The storage driver controller watches for new PVC resources deployed to the cluster that are configured to use its storage class. The driver responds by automatically creating and binding the PV needed to satisfy that PVC.
It is helpful to first look for the controller pod, itself, and see the pods related to the controller at a glance. Using the AWS driver as an example:
kubectl -n kube-system get pods | egrep 'ebs-csi-*controller'
ebs-csi-controller-0 6/6 Running 0 21m
ebs-csi-snapshot-controller-0 1/1 Running 0 21m
In the above example you see two controllers with two different purposes:
ebs-csi-controller-0
- the “main” controller responsible for general storage provisioningebs-csi-snapshot-controller-0
- the auxillary controller responsible for volume snapshots
When creating a PVC, you can view its events to see which controller performs actions on it:
kubectl describe pvc nginx-data
Events:
Type Reason Age From Message
---- ------ ---- ---- -------
Normal WaitForFirstConsumer 21m persistentvolume-controller waiting for first consumer to be created before binding
Normal ExternalProvisioning 21m persistentvolume-controller waiting for a volume to be created, either by external provisioner "ebs.csi.aws.com" or manually created by system administrator
Normal Provisioning 21m ebs.csi.aws.com_ebs-csi-controller-0_3f916a6a-2845-4377-8987-9cea1062c02d External provisioner is provisioning volume for claim "default/nginx-data"

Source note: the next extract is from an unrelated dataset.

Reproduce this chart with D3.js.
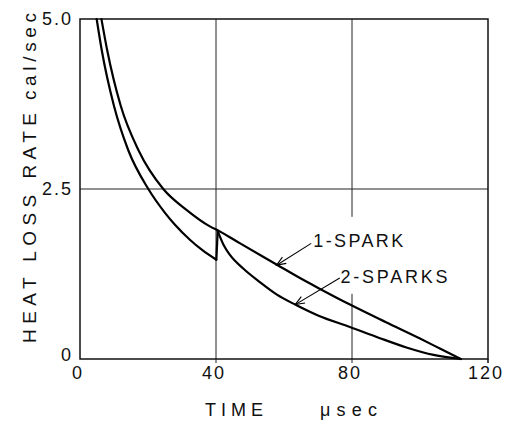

From the last line in the example above, the controller ebs-csi-controller-0
has begun provisioning the volume for the PVC nginx-data
.
When it completes, it displays an event that declares a Reason
for the event (such as ProvisioningSucceeded
) and a message about the event:
Normal ProvisioningSucceeded 21m ebs.csi.aws.com_ebs-csi-controller-0_3f916a6a-2845-4377-8987-9cea1062c02d Successfully provisioned volume pvc-a53be984-d4a3-4c8f-b257-99201df5de74
Controllers are responsible for setting up workflows and reporting information about tasks as they complete. The job of doing the low-level work, connecting the storage to the right pods, takes place in the “CSI Plugin” pods, documented in the following section.
Nodes
Kubernetes Nodes are often important to storage drivers as the node is where the csi-plugin
creates and connects the remote (or local) filesystems and storage devices.

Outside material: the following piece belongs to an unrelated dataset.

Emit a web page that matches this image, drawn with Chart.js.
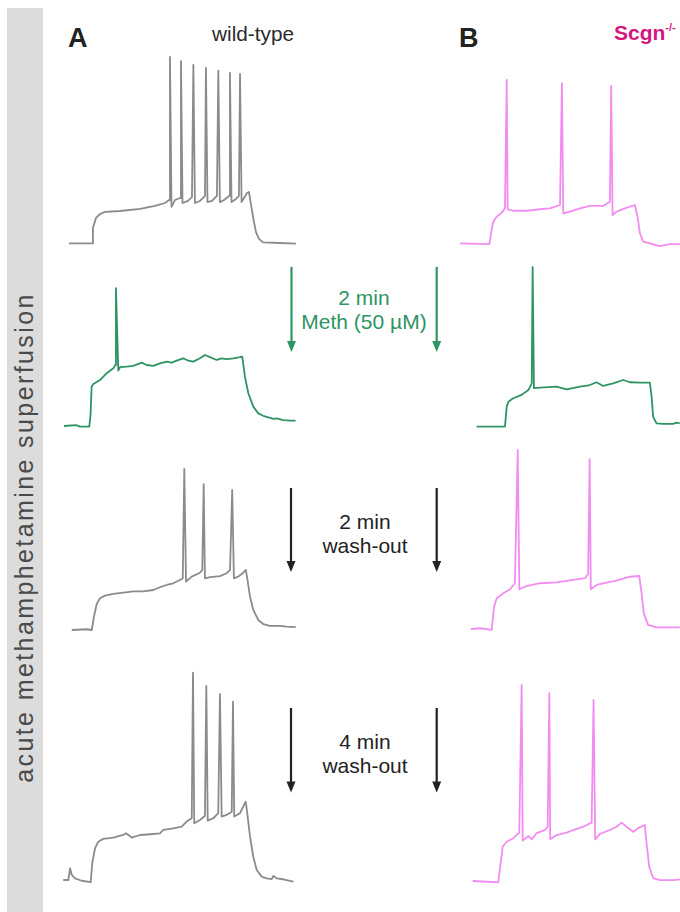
<!DOCTYPE html>
<html>
<head>
<meta charset="utf-8">
<script src="https://cdn.jsdelivr.net/npm/chart.js@4.4.1/dist/chart.umd.min.js"></script>
<style>
  body { margin: 0; width: 680px; height: 912px; position: relative; overflow: hidden; background: #fff;
         font-family: "Liberation Sans", Arial, Helvetica, sans-serif; }
  canvas.trace { position: absolute; }
  .lbl { position: absolute; white-space: nowrap; line-height: 1; }
  .step { position: absolute; width: 160px; text-align: center; color: #222; font-size: 21px; line-height: 24px; }
</style>
</head>
<body>
<div style="position:absolute;left:7px;top:8px;width:36px;height:904px;background:#dbdcdb"></div>
<div class="lbl" style="left:-226px;top:525px;width:500px;text-align:center;font-size:25px;letter-spacing:2.4px;color:#4a4a4a;transform:rotate(-90deg)">acute methamphetamine superfusion</div>

<div class="lbl" style="left:68px;top:24.6px;font-size:27px;font-weight:bold;color:#222">A</div>
<div class="lbl" style="left:212px;top:23.5px;font-size:20.8px;color:#2a2a2a">wild-type</div>
<div class="lbl" style="left:459px;top:24.6px;font-size:27px;font-weight:bold;color:#222">B</div>
<div class="lbl" style="left:614px;top:22.2px;font-size:21px;font-weight:bold;color:#d4177f">Scgn<span style="font-size:11px;position:relative;top:-9px">-/-</span></div>

<div class="step" style="left:284px;top:286px;color:#2e9463">2 min<br>Meth (50 µM)</div>
<div class="step" style="left:285px;top:510px">2 min<br>wash-out</div>
<div class="step" style="left:285px;top:730px">4 min<br>wash-out</div>

<svg width="680" height="912" style="position:absolute;left:0;top:0">
  <g id="arrows"></g>
</svg>

<script>
// membrane potential traces, time in ms from current step onset, potential in mV
const traceNames = ['A1', 'A2', 'A3', 'A4', 'B1', 'B2', 'B3', 'B4'];

const a1T = [-148, 0, 6, 26, 52, 84, 181, 310, 406, 471, 497, 503, 513, 535, 568, 574, 584, 619, 645, 654, 664, 697, 729, 735, 745, 774, 806, 815, 825, 852, 884, 890, 900, 929, 948, 955, 965, 981, 1000, 1013, 1026, 1045, 1058, 1077, 1103, 1213, 1316];
const a1V = [-70.2, -70.2, -61.9, -56.5, -54.4, -53.3, -52.8, -51.7, -50.1, -48.5, -46.9, 30.1, -50.6, -46.9, -45.8, 27.8, -48.5, -47.4, -45.3, 25.8, -48.5, -47.4, -44.7, 24.2, -48, -47.4, -44.7, 22.7, -48, -46.9, -44.7, 21.5, -48, -46.3, -44.7, 20.9, -48, -45.8, -43.1, -42.6, -49.6, -58.7, -64.1, -67.8, -69.7, -70, -70.3];

const a2T = [-163, -86, -60, 0, 8, 15, 26, 69, 112, 155, 168, 172, 187, 198, 241, 284, 338, 370, 413, 456, 499, 531, 564, 606, 639, 671, 714, 746, 778, 822, 854, 886, 929, 972, 987, 1004, 1026, 1058, 1090, 1122, 1144, 1187, 1209, 1251, 1295, 1331];
const a2V = [-70, -69.5, -70.3, -70.3, -64.1, -48.9, -47.4, -45.3, -41.6, -39, -37.2, 4.1, -40.2, -38.4, -38.1, -37.7, -35.9, -37.2, -37.7, -36.3, -35.4, -35.9, -34.9, -33.6, -34.9, -35.4, -33.6, -31.8, -33, -34.5, -33.6, -34.1, -33.6, -33, -32.7, -43.5, -52.4, -59.6, -63.2, -64.5, -65.1, -66.2, -65.9, -66.8, -67.1, -67.1];

const a3T = [-135, -39, -6, 8, 26, 47, 79, 133, 197, 262, 326, 391, 434, 477, 520, 563, 581, 591, 602, 639, 692, 707, 716, 724, 757, 821, 864, 886, 900, 911, 939, 971, 988, 997, 1015, 1036, 1068, 1100, 1143, 1208, 1251, 1310];
const a3V = [-70, -69.6, -70, -62.8, -56, -52.9, -51.5, -50.6, -49.9, -49.2, -49.2, -48.5, -47, -45.8, -44.9, -43.1, -42.2, 16.6, -44, -41.3, -39.2, -37.7, 8.4, -42.2, -41.6, -41, -39.5, -37.7, 5.3, -42.2, -41.3, -39.2, -37.7, -42.2, -52.1, -59.2, -64.6, -66.8, -67.8, -67.8, -68.2, -68.5];

const a4T = [-179, -146, -135, -124, -103, -60, -2, 8, 26, 47, 79, 144, 208, 226, 263, 316, 381, 445, 466, 531, 585, 617, 650, 658, 666, 703, 735, 744, 753, 789, 821, 832, 843, 875, 908, 916, 924, 961, 998, 1008, 1026, 1047, 1069, 1101, 1133, 1166, 1176, 1198, 1240, 1306];
const a4V = [-70, -70, -63.7, -67.3, -69.1, -70.4, -71.2, -61, -52.9, -49.4, -47.9, -47.2, -45.8, -44.9, -47.2, -45.8, -45.4, -44.9, -43.1, -42.2, -41.3, -38.6, -36.8, 41.5, -39.5, -37.7, -35.6, 34.4, -38.1, -36.8, -34.1, 29.9, -35.9, -35, -33.3, 25.9, -35.9, -34.1, -27.9, -34.1, -46.7, -57.5, -64.6, -68.2, -69.1, -69.5, -67.8, -69.1, -69.6, -70.9];

const b1T = [-203, -5, 11, 22, 45, 79, 101, 113, 119, 157, 248, 338, 405, 473, 486, 495, 540, 608, 675, 765, 810, 819, 828, 855, 911, 979, 997, 1013, 1035, 1080, 1148, 1215, 1283];
const b1V = [-70, -70.4, -62.8, -58.4, -55.7, -53.5, -51.2, 17.9, -51.7, -52.5, -52.5, -51.7, -51.2, -49.4, 16.1, -53.9, -53, -51.2, -49.9, -49.9, -47.6, 14.6, -54.8, -53, -51.2, -49.4, -55.7, -64.6, -69.1, -70, -71.5, -70.4, -70.4];

const b2T = [-196, -5, 7, 18, 51, 108, 153, 176, 182, 191, 232, 344, 412, 502, 569, 614, 659, 726, 794, 839, 907, 974, 986, 996, 1019, 1064, 1131, 1154, 1176];
const b2V = [-70, -70, -59.2, -56.6, -54.7, -52.9, -50.3, -46.7, 15.8, -49.3, -49, -48.5, -49.9, -48.5, -47.6, -46.1, -48.1, -46.7, -44.9, -46.1, -46.3, -46.3, -53.9, -64.6, -68.2, -68.5, -68.5, -67.8, -68.2];

const b3T = [-151, -90, -11, 5, 23, 68, 113, 146, 165, 176, 225, 315, 428, 540, 619, 641, 651, 659, 698, 765, 833, 923, 986, 1002, 1017, 1046, 1103, 1215, 1260];
const b3V = [-70, -69.6, -70.5, -58, -53.5, -50.8, -48.6, -45.4, 26.3, -48.6, -46.9, -45.4, -44.9, -43.6, -42.7, -40.4, 21.3, -48.6, -46.3, -45.1, -44, -41.9, -41.5, -50.8, -61.6, -67.8, -69.1, -69.1, -69.1];

const b4T = [-180, -85, -7, 9, 23, 50, 95, 135, 151, 158, 196, 219, 252, 308, 327, 338, 344, 387, 455, 500, 567, 624, 637, 648, 680, 747, 792, 826, 860, 905, 938, 983, 995, 1013, 1040, 1085, 1175, 1220];
const b4V = [-70, -70.4, -70.7, -60.5, -51.5, -48.9, -47, -44, 35.4, -48.3, -45.8, -47.6, -44.3, -42.6, -40.8, 31, -47.6, -45.3, -44, -42.6, -40.8, -38.6, 27.4, -47.6, -44.7, -42.6, -40.8, -38.6, -40.8, -43.5, -41.6, -39.9, -49.7, -62.3, -68.5, -69.5, -69.5, -69.1];

const GRAY = '#8b8b8b', GREEN = '#2e9463', PINK = '#f28cf0';

// where each trace sits on the page: step onset x, -70 mV baseline y, px per ms
const layout = {
    A1: { t: a1T, v: a1V, color: GRAY,  xOn: 92,    base: 243,   kx: 0.155 },
    A2: { t: a2T, v: a2V, color: GREEN, xOn: 89.3,  base: 426,   kx: 0.155 },
    A3: { t: a3T, v: a3V, color: GRAY,  xOn: 92.7,  base: 630,   kx: 0.155 },
    A4: { t: a4T, v: a4V, color: GRAY,  xOn: 91,    base: 880,   kx: 0.155 },
    B1: { t: b1T, v: b1V, color: PINK,  xOn: 490,   base: 243.3, kx: 0.148 },
    B2: { t: b2T, v: b2V, color: GREEN, xOn: 505.7, base: 426.7, kx: 0.148 },
    B3: { t: b3T, v: b3V, color: PINK,  xOn: 493.3, base: 629,   kx: 0.148 },
    B4: { t: b4T, v: b4V, color: PINK,  xOn: 499.3, base: 881,   kx: 0.148 }
};
const KY = 1.86; // px per mV

function drawTrace(name) {
    const L = layout[name];
    const left = Math.floor(L.xOn - 220 * L.kx);
    const W = Math.ceil(1570 * L.kx);
    const xMin = (left - L.xOn) / L.kx;
    const top = Math.floor(L.base - 125 * KY);
    const H = Math.ceil(140 * KY);
    const yMax = -70 + (L.base - top) / KY;

    const cv = document.createElement('canvas');
    cv.className = 'trace';
    cv.width = W; cv.height = H;
    cv.style.left = left + 'px';
    cv.style.top = top + 'px';
    document.body.appendChild(cv);

    new Chart(cv.getContext('2d'), {
        type: 'line',
        data: {
            datasets: [{
                data: L.t.map((t, i) => ({ x: t, y: L.v[i] })),
                borderColor: L.color,
                borderWidth: 1.8,
                borderJoinStyle: 'round',
                pointRadius: 0,
                tension: 0,
                fill: false
            }]
        },
        options: {
            responsive: false,
            animation: false,
            events: [],
            layout: { padding: 0 },
            scales: {
                x: { type: 'linear', display: false, min: xMin, max: xMin + W / L.kx },
                y: { type: 'linear', display: false, min: yMax - H / KY, max: yMax }
            },
            plugins: { legend: { display: false }, tooltip: { enabled: false } }
        }
    });
}
traceNames.forEach(drawTrace);

// arrows between the traces
const arrows = [
    { x: 291.5, y0: 267, y1: 352, color: GREEN },
    { x: 436.7, y0: 267, y1: 352, color: GREEN },
    { x: 291, y0: 488, y1: 572, color: '#222' },
    { x: 436.7, y0: 488, y1: 572, color: '#222' },
    { x: 291, y0: 708, y1: 792.5, color: '#222' },
    { x: 436.7, y0: 708, y1: 792.5, color: '#222' }
];
const g = document.getElementById('arrows');
arrows.forEach(a => {
    g.innerHTML += `<line x1="${a.x}" y1="${a.y0}" x2="${a.x}" y2="${a.y1 - 8}" stroke="${a.color}" stroke-width="2.2"/>` +
        `<polygon points="${a.x - 4.5},${a.y1 - 11} ${a.x + 4.5},${a.y1 - 11} ${a.x},${a.y1}" fill="${a.color}"/>`;
});
</script>
</body>
</html>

Sometimes, the controller has done its job but the underlying storage is still not working properly. The answers may be in the underlying system the Kubernetes components are running on.
Failures at this level, for example, the Linux device level, or the cloud storage provider level, can grow far beyond the scope of this document. If you deployed Konvoy using AWS
, GCP
or Azure
storage drivers, refer to the cloud storage provider’s documentation to debug these issues further:
If you’re using Portworx these resources may be particularly helpful to you:
Plugin Pods
Plugin Pods are related to the “Controllers” section above, but are the actual instruments of the Container Storage Interface which connects storage to the appropriate pods.

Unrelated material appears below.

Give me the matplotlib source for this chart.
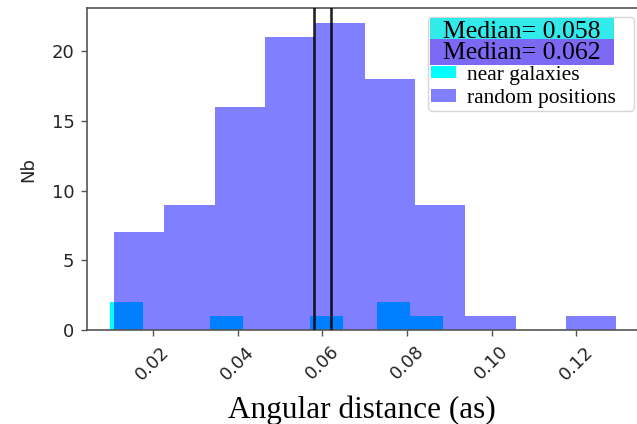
import matplotlib
matplotlib.use("Agg")
import matplotlib.pyplot as plt
import numpy as np
from matplotlib.patches import Rectangle, Patch
from matplotlib.lines import Line2D

# Histogram counts per bin and the data range each histogram spans
near_counts = [2, 0, 0, 1, 0, 0, 1, 0, 2, 1]
near_range = (0.0099, 0.0886)
rand_counts = [7, 9, 16, 21, 22, 18, 9, 1, 0, 1]
rand_range = (0.0109, 0.1293)
medians = [0.058, 0.062]
series_labels = ["near galaxies", "random positions"]
xticks = [0.02, 0.04, 0.06, 0.08, 0.10, 0.12]
yticks = [0, 5, 10, 15, 20]

W, H = 637, 424
fig = plt.figure(figsize=(W / 100, H / 100), dpi=100)


def fx(x):
    return x / W


def fy(y):
    return 1 - y / H


ax = fig.add_axes([fx(87), fy(330), fx(637) - fx(87), fy(8) - fy(330)])


def draw_hist(counts, rng, **kw):
    edges = np.linspace(rng[0], rng[1], len(counts) + 1)
    centers = 0.5 * (edges[:-1] + edges[1:])
    return ax.hist(centers, bins=edges, weights=counts, **kw)


draw_hist(near_counts, near_range, color="cyan", label=series_labels[0])
draw_hist(rand_counts, rand_range, color="blue", alpha=0.5, label=series_labels[1])

for m in medians:
    ax.axvline(m, color="black", alpha=0.85, lw=1.9, zorder=3)

ax.set_xlim(0.00446, 0.1343)
ax.set_ylim(0, 23.1)
ax.set_xticks(xticks)
ax.set_xticklabels([f"{t:.2f}" for t in xticks], rotation=45)
ax.set_yticks(yticks)

tick_color = "#262626"
ax.tick_params(axis="both", labelsize=13, colors=tick_color, length=4, width=1, pad=5)
ax.tick_params(axis="both", color="#555555")
for side in ["left", "top", "bottom"]:
    ax.spines[side].set_color("#555555")
    ax.spines[side].set_linewidth(1.2)
ax.spines["right"].set_visible(False)

ax.set_ylabel("Nb", fontsize=13, color=tick_color, labelpad=10)
ax.set_xlabel("Angular distance (as)", fontsize=22.5,
              family="Liberation Serif", color="black", labelpad=9)

# Legend: two spacer rows (under the median boxes) plus the two histograms
spacer = Line2D([], [], lw=0)
handles = [spacer, spacer,
           Patch(facecolor="cyan"),
           Patch(facecolor="blue", alpha=0.5)]
labels = ["Median = 0.05800.", "Median = 0.06200."] + series_labels
leg = ax.legend(handles, labels, loc="upper right",
                bbox_to_anchor=(fx(634), fy(16.7)),
                bbox_transform=fig.transFigure, borderaxespad=0,
                prop={"family": "Liberation Serif", "size": 15.5},
                handlelength=1.16, handleheight=0.5, handletextpad=0.54,
                borderpad=0.12, labelspacing=0.2, framealpha=0.8,
                edgecolor="#cccccc")
for t in leg.get_texts()[:2]:
    t.set_alpha(0)

# Median boxes over the legend
box_colors = ["#33eaea", "#7d68f4"]
box_tops = [18.3, 39.3]
box_h = 26.0
for m, c, top in zip(medians, box_colors, box_tops):
    fig.patches.append(Rectangle((fx(430), fy(top + box_h)), fx(614) - fx(430),
                                 fy(top) - fy(top + box_h), facecolor=c,
                                 edgecolor="none", transform=fig.transFigure,
                                 figure=fig, zorder=4))
for m, top in zip(medians, box_tops):
    fig.text(fx(522), fy(top + 19.5), f"Median= {m:.3f}", ha="center",
             va="baseline", fontsize=18.5, family="Liberation Serif",
             color="black", zorder=5)

fig.savefig("out.png", dpi=100)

These are generally implemented as Daemonsets which deploy a pod for every node. This supports the provisioning of storage on that node, for its storage class, and any containers needed to support that particular storage implementation.
AWS Overview
In this section we provide an overview of the AWS Driver’s node plugin pods, starting with a look at the underlying pods running on each node:
kubectl -n kube-system get daemonsets
NAME DESIRED CURRENT READY UP-TO-DATE AVAILABLE NODE SELECTOR AGE
ebs-csi-node 7 7 7 7 7 beta.kubernetes.io/os=linux 21m
kubectl -n kube-system get pods | grep ebs-csi-node
ebs-csi-node-2t4b6 3/3 Running 0 21m
ebs-csi-node-46bql 3/3 Running 0 21m
ebs-csi-node-5p82m 3/3 Running 0 21m
ebs-csi-node-7tkxt 3/3 Running 0 21m
ebs-csi-node-886wg 3/3 Running 0 21m
ebs-csi-node-wchrr 3/3 Running 0 21m
ebs-csi-node-wqx59 3/3 Running 0 21m
These pods consist of three containers, which run on the node, that coordinate the connection of storage to pods which are scheduled to that node, and have volume claims:
kubectl -n kube-system get pods ebs-csi-node-2dmp5 -o=go-template='{{range .spec.containers}}{{.name}}{{"\n"}}{{end}}'
ebs-plugin
node-driver-registrar
liveness-probe
The purpose of these containers running on each node are:
- ebs-plugin: connects to the AWS EBS API and does the API work to create and connect EBS storage to the underlying Linux system
- node-driver-registrar: a standard CSI sidecar container which connects the node’s Kubelet to the CSI driver (to dig deeper see the node-driver-registrar documentation)
- liveness-probe: a standard CSI sidecar container which monitors and reports the health of the CSI driver (to dig deeper see the liveness-probe documentation)
When troubleshooting problems in this part of the driver stack (see the “Examples” section below for additional context) problems that arise because of EBS API errors generally show up in the logs for the ebs-plugin
container. For example:
kubectl -n kube-system logs ebs-csi-node-2dmp5 ebs-plugin
I0811 20:39:19.763926 1 driver.go:62] Driver: ebs.csi.aws.com Version: v0.5.0
I0811 20:39:19.772867 1 mount_linux.go:163] Cannot run systemd-run, assuming non-systemd OS
I0811 20:39:19.772887 1 mount_linux.go:164] systemd-run failed with: exit status 1
I0811 20:39:19.772900 1 mount_linux.go:165] systemd-run output: Failed to create bus connection: No such file or directory
I0811 20:39:19.772970 1 driver.go:62] Driver: ebs.csi.aws.com Version: v0.5.0
panic: EC2 instance metadata is not available
At this point, the troubleshooting moves to the narrower scope of debugging the plugin and the AWS API.